Directions for this task - Only the lines from the top of the listing below to the line that has "fig = plt.figure(figsize=(W" should be echoed, with both ends kept and pictures left out.

Stored data -

------------

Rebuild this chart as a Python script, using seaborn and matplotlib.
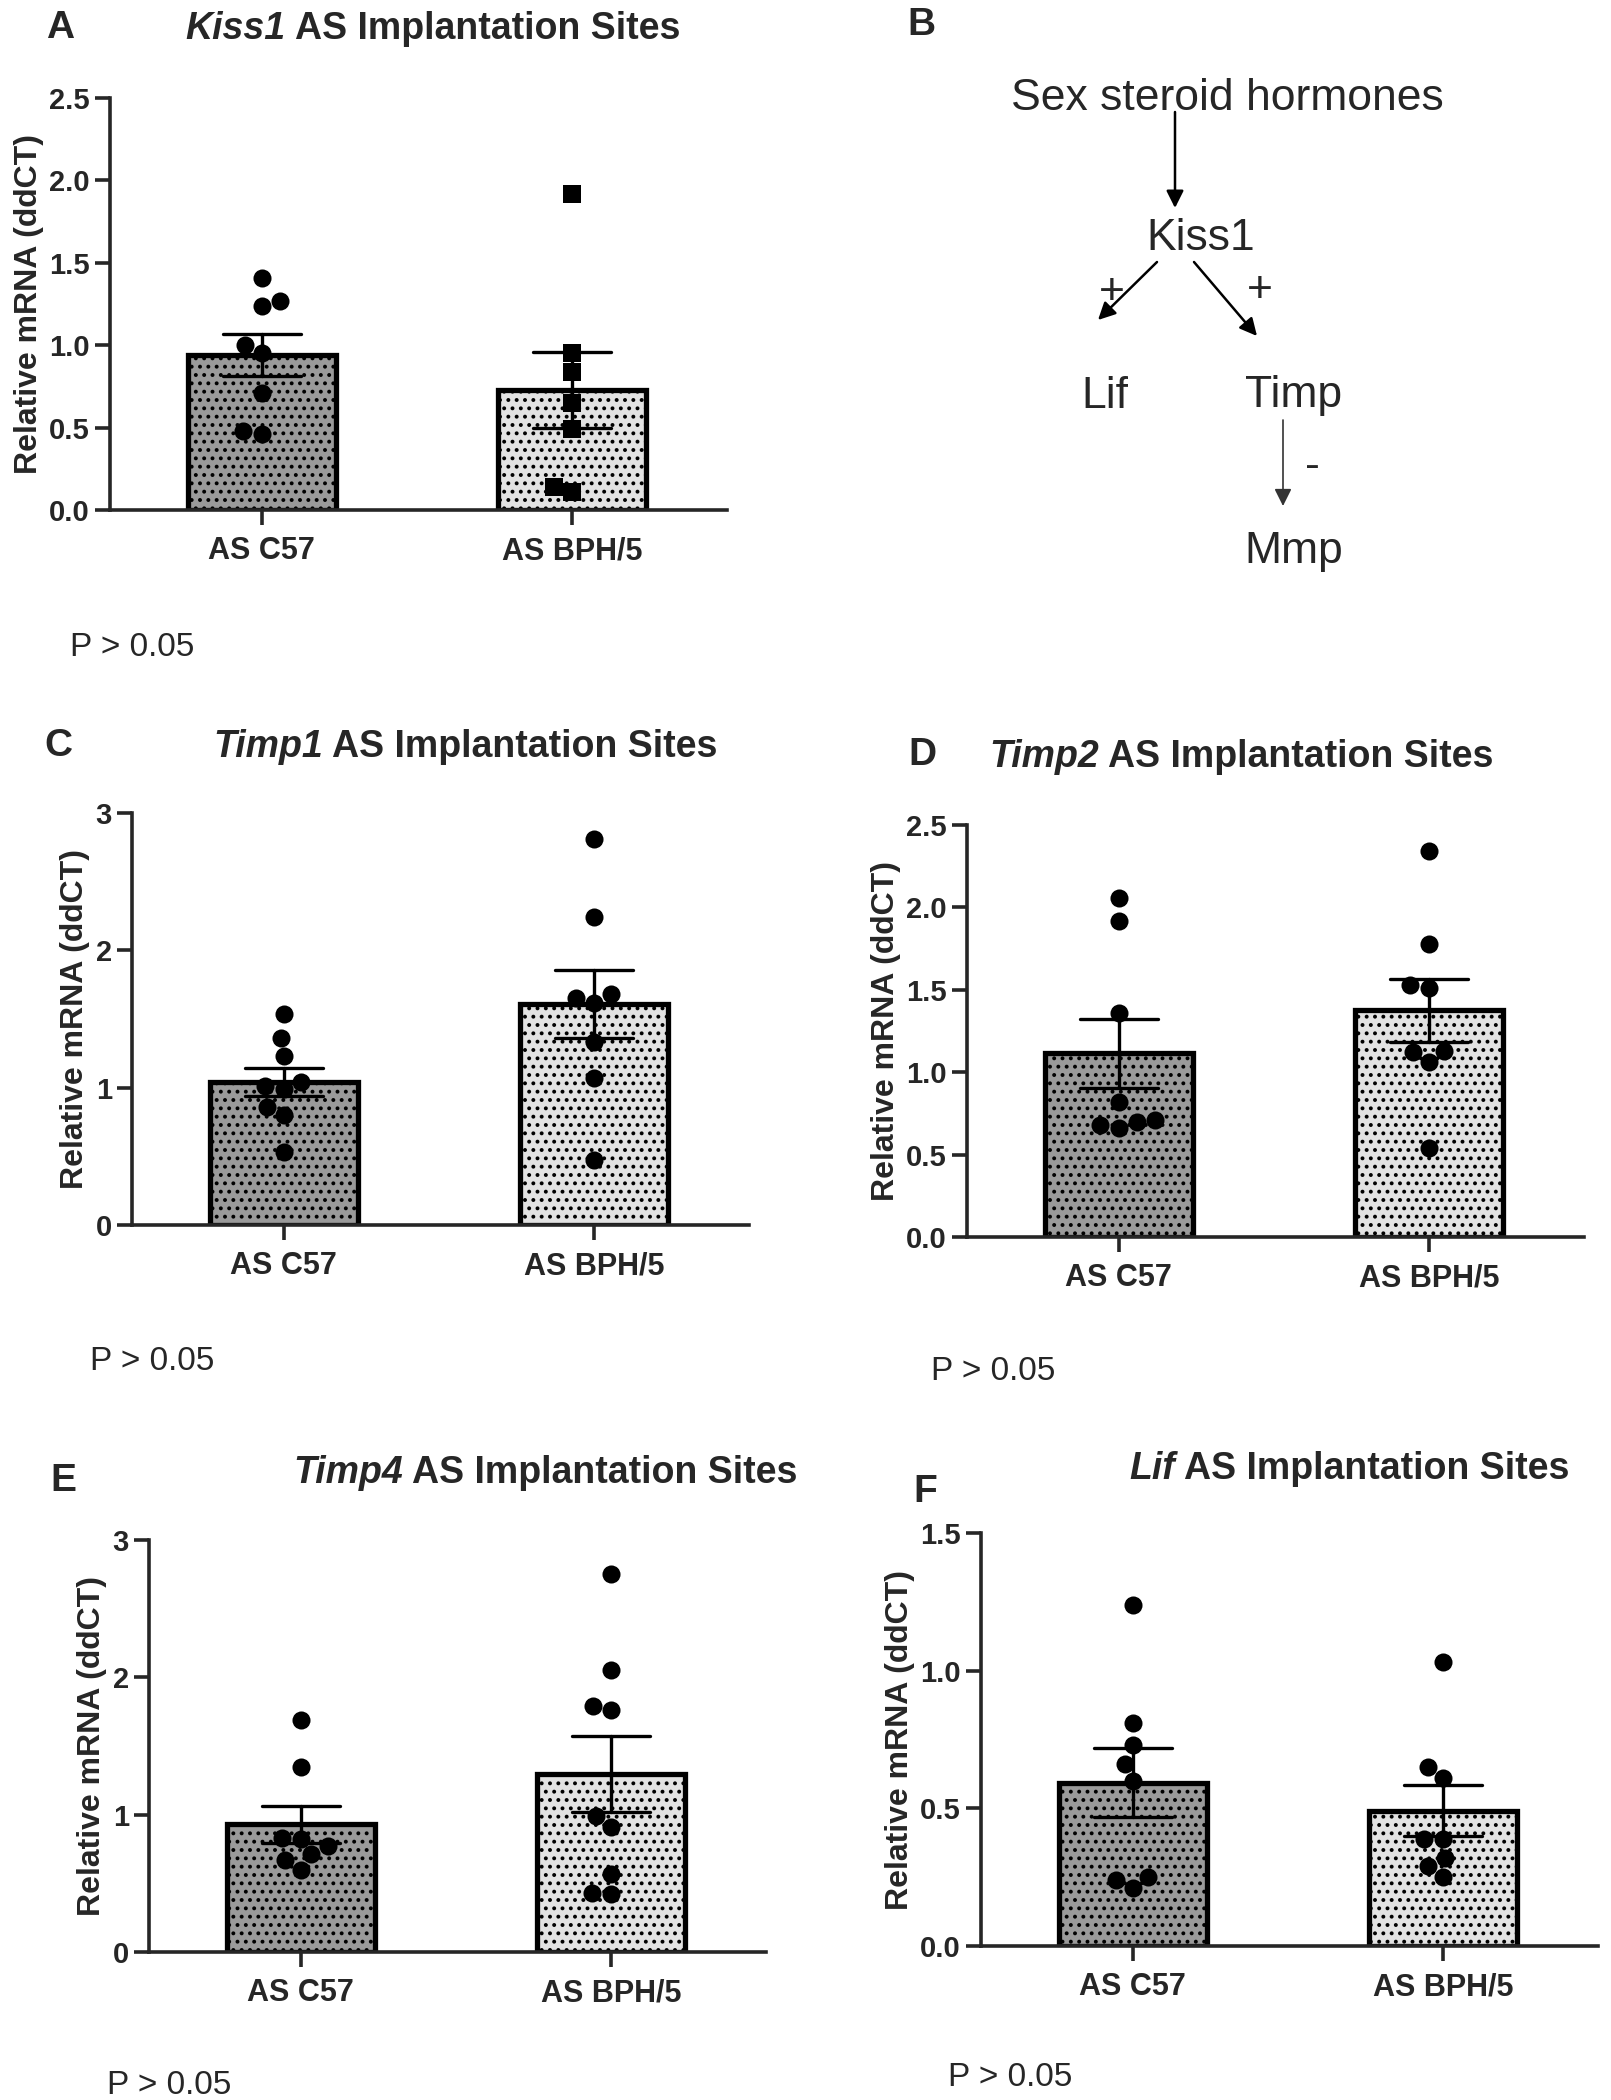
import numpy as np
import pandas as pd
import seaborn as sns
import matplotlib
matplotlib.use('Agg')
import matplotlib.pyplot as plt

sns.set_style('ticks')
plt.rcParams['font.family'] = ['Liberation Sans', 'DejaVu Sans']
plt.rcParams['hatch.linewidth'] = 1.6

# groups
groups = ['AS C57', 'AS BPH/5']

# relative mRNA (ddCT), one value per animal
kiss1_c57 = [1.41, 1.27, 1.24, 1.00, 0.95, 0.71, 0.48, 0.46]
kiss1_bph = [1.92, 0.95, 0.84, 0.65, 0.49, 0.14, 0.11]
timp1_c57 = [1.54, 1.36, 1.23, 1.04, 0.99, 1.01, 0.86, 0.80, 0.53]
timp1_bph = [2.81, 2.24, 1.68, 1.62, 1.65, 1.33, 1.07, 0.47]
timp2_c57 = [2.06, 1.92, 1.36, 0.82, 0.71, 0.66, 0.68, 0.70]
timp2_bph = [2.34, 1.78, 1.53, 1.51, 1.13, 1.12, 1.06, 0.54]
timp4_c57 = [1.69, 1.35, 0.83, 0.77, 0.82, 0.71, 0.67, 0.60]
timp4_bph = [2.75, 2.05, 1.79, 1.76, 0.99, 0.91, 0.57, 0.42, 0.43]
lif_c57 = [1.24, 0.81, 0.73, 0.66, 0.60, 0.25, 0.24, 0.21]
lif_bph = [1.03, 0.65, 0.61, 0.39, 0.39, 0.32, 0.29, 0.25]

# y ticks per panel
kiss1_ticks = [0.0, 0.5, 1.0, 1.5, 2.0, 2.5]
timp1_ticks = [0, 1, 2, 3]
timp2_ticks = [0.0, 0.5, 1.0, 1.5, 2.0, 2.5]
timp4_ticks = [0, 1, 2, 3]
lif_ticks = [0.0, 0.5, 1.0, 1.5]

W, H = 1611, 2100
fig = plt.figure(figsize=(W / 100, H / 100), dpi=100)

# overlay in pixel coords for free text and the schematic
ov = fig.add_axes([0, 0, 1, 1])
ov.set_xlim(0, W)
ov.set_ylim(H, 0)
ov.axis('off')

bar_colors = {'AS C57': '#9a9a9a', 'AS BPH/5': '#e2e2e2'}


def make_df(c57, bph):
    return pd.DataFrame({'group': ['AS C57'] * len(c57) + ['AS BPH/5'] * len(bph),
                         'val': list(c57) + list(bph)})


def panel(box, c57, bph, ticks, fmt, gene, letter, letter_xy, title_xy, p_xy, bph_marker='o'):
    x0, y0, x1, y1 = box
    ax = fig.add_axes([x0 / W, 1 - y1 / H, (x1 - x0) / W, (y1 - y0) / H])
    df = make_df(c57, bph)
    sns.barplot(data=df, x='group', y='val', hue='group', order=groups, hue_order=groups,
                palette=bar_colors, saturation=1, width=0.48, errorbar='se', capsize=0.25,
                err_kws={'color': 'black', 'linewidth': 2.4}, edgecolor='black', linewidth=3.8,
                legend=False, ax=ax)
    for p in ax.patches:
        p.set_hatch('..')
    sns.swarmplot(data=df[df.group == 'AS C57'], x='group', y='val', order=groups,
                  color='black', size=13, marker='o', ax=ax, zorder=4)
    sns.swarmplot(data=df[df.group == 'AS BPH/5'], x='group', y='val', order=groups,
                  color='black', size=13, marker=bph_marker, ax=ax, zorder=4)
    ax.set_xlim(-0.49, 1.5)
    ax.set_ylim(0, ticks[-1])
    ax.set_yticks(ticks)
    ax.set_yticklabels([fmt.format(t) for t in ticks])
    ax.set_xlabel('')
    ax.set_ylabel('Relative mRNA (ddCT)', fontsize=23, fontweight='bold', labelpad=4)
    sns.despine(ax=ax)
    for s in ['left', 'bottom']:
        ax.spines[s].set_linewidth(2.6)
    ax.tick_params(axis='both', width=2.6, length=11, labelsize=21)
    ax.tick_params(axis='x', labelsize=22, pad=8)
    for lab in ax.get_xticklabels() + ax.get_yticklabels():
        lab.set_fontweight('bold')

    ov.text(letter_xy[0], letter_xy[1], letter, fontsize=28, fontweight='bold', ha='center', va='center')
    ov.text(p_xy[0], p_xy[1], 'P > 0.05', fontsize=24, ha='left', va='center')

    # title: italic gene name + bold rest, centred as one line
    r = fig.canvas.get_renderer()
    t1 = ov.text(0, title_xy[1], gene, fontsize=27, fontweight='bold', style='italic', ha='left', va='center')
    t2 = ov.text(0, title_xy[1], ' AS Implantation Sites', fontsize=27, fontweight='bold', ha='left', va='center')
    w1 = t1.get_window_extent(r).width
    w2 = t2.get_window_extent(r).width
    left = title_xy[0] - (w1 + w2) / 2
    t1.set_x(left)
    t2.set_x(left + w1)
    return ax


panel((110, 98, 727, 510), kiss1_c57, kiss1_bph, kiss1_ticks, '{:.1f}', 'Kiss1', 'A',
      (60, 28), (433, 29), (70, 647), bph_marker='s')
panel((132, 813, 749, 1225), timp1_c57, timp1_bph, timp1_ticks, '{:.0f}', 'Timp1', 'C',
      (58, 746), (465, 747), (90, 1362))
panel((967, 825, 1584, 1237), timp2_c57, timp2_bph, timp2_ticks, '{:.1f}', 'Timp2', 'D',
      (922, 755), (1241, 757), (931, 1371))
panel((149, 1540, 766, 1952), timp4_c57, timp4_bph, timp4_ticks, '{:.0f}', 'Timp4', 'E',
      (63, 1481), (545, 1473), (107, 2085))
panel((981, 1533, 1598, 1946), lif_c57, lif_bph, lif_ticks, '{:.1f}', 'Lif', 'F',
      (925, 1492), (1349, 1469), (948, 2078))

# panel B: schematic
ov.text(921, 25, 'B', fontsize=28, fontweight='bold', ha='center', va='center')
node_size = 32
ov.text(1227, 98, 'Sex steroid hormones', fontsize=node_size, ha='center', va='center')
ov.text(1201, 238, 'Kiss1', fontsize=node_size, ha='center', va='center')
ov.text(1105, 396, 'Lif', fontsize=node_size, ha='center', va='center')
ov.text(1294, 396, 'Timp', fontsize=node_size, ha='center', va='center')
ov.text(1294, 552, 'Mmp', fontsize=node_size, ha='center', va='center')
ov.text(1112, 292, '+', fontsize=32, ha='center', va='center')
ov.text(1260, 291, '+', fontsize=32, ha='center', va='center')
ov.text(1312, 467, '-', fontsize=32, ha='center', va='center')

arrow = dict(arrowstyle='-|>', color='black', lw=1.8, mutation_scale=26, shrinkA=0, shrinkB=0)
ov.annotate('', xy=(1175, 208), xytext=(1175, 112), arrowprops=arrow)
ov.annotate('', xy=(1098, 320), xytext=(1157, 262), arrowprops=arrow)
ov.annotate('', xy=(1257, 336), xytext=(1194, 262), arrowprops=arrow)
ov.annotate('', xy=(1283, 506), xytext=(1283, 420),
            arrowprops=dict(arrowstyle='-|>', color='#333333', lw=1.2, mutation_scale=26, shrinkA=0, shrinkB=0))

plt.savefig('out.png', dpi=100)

------------

The completed task -
Rebuild this chart as a Python script, using seaborn and matplotlib.
import numpy as np
import pandas as pd
import seaborn as sns
import matplotlib
matplotlib.use('Agg')
import matplotlib.pyplot as plt

sns.set_style('ticks')
plt.rcParams['font.family'] = ['Liberation Sans', 'DejaVu Sans']
plt.rcParams['hatch.linewidth'] = 1.6

# groups
groups = ['AS C57', 'AS BPH/5']

# relative mRNA (ddCT), one value per animal
kiss1_c57 = [1.41, 1.27, 1.24, 1.00, 0.95, 0.71, 0.48, 0.46]
kiss1_bph = [1.92, 0.95, 0.84, 0.65, 0.49, 0.14, 0.11]
timp1_c57 = [1.54, 1.36, 1.23, 1.04, 0.99, 1.01, 0.86, 0.80, 0.53]
timp1_bph = [2.81, 2.24, 1.68, 1.62, 1.65, 1.33, 1.07, 0.47]
timp2_c57 = [2.06, 1.92, 1.36, 0.82, 0.71, 0.66, 0.68, 0.70]
timp2_bph = [2.34, 1.78, 1.53, 1.51, 1.13, 1.12, 1.06, 0.54]
timp4_c57 = [1.69, 1.35, 0.83, 0.77, 0.82, 0.71, 0.67, 0.60]
timp4_bph = [2.75, 2.05, 1.79, 1.76, 0.99, 0.91, 0.57, 0.42, 0.43]
lif_c57 = [1.24, 0.81, 0.73, 0.66, 0.60, 0.25, 0.24, 0.21]
lif_bph = [1.03, 0.65, 0.61, 0.39, 0.39, 0.32, 0.29, 0.25]

# y ticks per panel
kiss1_ticks = [0.0, 0.5, 1.0, 1.5, 2.0, 2.5]
timp1_ticks = [0, 1, 2, 3]
timp2_ticks = [0.0, 0.5, 1.0, 1.5, 2.0, 2.5]
timp4_ticks = [0, 1, 2, 3]
lif_ticks = [0.0, 0.5, 1.0, 1.5]

W, H = 1611, 2100
fig = plt.figure(figsize=(W / 100, H / 100), dpi=100)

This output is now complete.